+++ MATERIAL SUPPLIED
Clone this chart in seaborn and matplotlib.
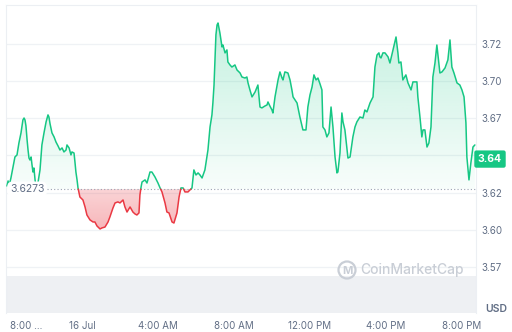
++++++
+++ MATERIAL SUPPLIED
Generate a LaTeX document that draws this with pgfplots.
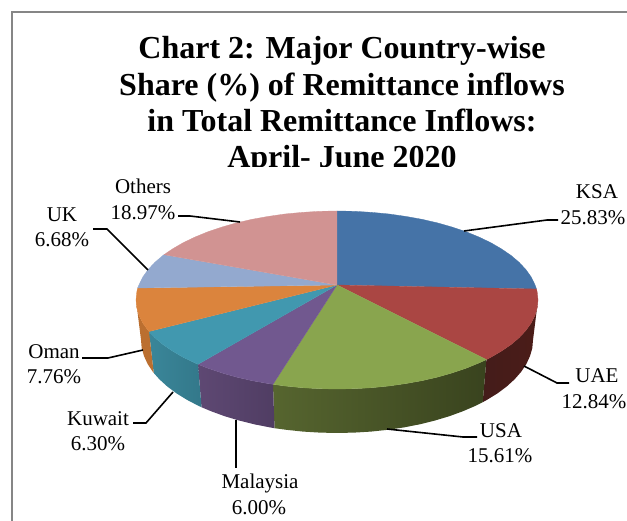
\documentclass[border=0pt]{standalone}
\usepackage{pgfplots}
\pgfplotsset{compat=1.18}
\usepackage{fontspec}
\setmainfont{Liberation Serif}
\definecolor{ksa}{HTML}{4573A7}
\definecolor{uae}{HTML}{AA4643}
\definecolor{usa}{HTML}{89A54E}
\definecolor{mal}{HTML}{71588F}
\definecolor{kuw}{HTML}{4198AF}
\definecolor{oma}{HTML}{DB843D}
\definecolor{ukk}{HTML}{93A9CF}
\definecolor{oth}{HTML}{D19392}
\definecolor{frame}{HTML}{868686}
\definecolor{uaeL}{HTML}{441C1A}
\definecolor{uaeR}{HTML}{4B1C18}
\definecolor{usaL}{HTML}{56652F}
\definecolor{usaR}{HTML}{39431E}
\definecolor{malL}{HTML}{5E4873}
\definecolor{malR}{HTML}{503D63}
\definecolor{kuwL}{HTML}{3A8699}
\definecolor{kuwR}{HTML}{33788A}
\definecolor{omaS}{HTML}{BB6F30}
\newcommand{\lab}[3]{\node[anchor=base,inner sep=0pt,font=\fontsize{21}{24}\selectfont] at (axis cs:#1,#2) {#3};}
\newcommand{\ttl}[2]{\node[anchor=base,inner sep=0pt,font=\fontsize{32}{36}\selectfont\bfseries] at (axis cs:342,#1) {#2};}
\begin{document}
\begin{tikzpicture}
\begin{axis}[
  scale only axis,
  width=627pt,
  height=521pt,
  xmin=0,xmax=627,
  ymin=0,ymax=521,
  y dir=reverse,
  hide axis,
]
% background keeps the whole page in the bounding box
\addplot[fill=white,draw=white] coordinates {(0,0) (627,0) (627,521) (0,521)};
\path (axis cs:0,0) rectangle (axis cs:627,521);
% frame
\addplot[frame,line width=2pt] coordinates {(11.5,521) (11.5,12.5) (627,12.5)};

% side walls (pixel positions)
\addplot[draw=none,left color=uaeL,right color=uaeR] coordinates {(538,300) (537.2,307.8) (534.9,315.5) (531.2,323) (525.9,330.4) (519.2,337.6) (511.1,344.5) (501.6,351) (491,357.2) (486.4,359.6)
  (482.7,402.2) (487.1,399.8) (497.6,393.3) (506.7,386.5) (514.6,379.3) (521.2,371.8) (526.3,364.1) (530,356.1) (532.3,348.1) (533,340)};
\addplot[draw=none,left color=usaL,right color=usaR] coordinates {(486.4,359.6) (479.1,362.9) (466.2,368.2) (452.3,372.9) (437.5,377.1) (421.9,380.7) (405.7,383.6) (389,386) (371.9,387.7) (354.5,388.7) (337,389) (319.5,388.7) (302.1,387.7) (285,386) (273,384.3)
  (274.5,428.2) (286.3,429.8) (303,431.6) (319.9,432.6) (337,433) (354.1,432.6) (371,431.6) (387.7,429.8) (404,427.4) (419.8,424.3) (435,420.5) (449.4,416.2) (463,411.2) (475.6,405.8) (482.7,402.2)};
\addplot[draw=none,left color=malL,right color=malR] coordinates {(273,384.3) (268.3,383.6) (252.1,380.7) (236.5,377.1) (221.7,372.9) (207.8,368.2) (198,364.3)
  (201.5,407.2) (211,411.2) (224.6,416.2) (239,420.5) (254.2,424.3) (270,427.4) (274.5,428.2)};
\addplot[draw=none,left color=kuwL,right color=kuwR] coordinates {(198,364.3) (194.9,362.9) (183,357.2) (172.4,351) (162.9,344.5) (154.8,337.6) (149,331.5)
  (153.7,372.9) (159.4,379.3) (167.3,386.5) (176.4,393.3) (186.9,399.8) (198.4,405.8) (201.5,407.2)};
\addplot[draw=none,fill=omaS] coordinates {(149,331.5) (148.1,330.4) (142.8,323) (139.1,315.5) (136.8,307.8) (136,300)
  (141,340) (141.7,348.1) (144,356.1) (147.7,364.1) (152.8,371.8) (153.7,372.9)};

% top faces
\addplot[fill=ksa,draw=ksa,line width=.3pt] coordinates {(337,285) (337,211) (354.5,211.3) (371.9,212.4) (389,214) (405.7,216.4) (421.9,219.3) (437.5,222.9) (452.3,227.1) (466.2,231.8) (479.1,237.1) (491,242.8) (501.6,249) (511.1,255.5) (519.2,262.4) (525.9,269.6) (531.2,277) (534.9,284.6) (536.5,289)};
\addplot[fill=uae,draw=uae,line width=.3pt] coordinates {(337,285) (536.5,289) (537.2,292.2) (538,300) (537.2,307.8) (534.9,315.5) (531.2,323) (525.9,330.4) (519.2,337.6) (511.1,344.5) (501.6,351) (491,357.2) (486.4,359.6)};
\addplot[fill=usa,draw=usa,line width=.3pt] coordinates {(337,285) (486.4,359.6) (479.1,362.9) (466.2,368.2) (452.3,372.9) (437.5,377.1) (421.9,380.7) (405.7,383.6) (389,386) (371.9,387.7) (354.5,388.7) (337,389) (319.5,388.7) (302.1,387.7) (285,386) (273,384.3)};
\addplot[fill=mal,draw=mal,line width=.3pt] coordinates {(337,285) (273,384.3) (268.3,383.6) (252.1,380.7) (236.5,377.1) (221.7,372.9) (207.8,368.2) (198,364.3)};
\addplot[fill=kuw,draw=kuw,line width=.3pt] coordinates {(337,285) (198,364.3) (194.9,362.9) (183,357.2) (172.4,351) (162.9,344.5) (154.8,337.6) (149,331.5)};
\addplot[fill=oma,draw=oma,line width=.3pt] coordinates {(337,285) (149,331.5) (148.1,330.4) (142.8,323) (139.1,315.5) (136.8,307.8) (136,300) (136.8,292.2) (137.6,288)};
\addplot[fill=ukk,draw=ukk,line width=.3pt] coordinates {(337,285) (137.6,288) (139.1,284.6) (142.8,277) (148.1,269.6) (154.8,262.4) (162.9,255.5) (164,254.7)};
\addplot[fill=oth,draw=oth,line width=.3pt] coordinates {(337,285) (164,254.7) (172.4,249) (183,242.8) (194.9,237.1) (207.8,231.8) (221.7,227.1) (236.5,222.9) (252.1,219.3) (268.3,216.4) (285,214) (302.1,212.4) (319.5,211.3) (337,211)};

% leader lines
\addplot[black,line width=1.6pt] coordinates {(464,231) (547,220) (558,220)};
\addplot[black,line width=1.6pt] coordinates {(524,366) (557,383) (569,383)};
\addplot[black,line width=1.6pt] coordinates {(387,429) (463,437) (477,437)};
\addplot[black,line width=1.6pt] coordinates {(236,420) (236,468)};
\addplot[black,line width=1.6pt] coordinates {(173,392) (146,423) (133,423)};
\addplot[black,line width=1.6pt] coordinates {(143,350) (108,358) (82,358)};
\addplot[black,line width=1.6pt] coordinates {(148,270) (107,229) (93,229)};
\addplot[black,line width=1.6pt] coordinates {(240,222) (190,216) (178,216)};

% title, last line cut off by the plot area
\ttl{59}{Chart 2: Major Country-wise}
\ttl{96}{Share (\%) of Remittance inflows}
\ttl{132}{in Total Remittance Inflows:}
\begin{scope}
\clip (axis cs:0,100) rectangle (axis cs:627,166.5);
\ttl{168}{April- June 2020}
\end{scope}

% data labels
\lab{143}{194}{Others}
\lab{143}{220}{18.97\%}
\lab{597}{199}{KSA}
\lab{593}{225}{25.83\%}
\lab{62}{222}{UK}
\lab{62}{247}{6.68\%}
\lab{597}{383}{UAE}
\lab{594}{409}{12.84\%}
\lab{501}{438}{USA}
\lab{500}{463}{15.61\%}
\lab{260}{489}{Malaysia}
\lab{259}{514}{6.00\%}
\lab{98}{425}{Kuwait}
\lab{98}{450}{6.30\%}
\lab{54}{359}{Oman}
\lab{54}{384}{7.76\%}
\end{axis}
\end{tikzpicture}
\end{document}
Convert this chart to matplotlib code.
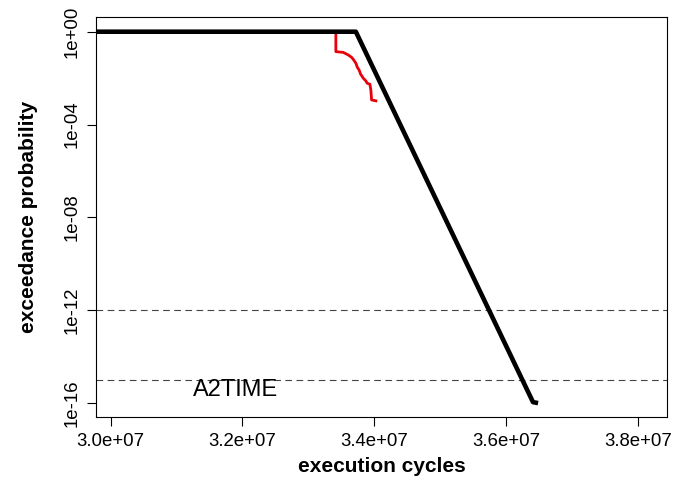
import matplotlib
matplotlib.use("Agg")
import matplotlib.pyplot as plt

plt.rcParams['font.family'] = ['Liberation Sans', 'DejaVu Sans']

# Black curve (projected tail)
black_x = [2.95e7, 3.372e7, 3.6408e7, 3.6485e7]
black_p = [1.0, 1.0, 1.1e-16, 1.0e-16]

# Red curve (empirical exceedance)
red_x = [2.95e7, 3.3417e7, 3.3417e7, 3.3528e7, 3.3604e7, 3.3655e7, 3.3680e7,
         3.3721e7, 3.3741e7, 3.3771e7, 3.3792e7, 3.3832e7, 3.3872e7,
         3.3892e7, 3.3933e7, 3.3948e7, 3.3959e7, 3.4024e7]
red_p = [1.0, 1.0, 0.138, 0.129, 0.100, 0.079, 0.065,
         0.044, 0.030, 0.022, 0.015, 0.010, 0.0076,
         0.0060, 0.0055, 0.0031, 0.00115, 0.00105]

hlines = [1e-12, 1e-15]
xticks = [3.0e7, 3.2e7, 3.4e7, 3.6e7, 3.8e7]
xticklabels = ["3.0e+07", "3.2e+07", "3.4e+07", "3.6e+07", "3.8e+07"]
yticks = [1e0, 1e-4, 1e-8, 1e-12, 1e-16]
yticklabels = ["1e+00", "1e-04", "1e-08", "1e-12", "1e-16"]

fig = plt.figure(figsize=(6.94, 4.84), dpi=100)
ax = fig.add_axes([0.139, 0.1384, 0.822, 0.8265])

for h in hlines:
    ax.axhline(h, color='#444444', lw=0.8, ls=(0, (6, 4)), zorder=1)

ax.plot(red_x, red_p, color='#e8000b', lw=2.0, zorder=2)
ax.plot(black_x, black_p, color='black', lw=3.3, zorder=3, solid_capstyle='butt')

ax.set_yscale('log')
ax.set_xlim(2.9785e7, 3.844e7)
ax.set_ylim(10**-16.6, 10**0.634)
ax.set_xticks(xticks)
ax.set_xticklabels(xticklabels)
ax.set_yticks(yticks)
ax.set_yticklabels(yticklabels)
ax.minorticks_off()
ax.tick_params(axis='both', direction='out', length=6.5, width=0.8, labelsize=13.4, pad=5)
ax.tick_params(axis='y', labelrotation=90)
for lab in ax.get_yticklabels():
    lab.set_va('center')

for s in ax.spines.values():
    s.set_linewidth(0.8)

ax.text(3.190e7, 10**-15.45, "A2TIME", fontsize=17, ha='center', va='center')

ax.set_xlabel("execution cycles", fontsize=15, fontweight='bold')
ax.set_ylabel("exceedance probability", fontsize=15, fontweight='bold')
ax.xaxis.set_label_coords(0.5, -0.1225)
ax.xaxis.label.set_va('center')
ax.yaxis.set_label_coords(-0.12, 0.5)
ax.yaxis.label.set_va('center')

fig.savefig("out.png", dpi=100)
++++++
**EXERCISE TASK:** In the entries above, find the line that contains "Convert this chart to matplotlib code." and the line that contains "0.0060, 0.0055, 0.0031, 0.00115, 0.00105]". Reproduce exactly those two lines and every line between them, but not the pictures.

**FINISHED ANSWER:**
Convert this chart to matplotlib code.
import matplotlib
matplotlib.use("Agg")
import matplotlib.pyplot as plt

plt.rcParams['font.family'] = ['Liberation Sans', 'DejaVu Sans']

# Black curve (projected tail)
black_x = [2.95e7, 3.372e7, 3.6408e7, 3.6485e7]
black_p = [1.0, 1.0, 1.1e-16, 1.0e-16]

# Red curve (empirical exceedance)
red_x = [2.95e7, 3.3417e7, 3.3417e7, 3.3528e7, 3.3604e7, 3.3655e7, 3.3680e7,
         3.3721e7, 3.3741e7, 3.3771e7, 3.3792e7, 3.3832e7, 3.3872e7,
         3.3892e7, 3.3933e7, 3.3948e7, 3.3959e7, 3.4024e7]
red_p = [1.0, 1.0, 0.138, 0.129, 0.100, 0.079, 0.065,
         0.044, 0.030, 0.022, 0.015, 0.010, 0.0076,
         0.0060, 0.0055, 0.0031, 0.00115, 0.00105]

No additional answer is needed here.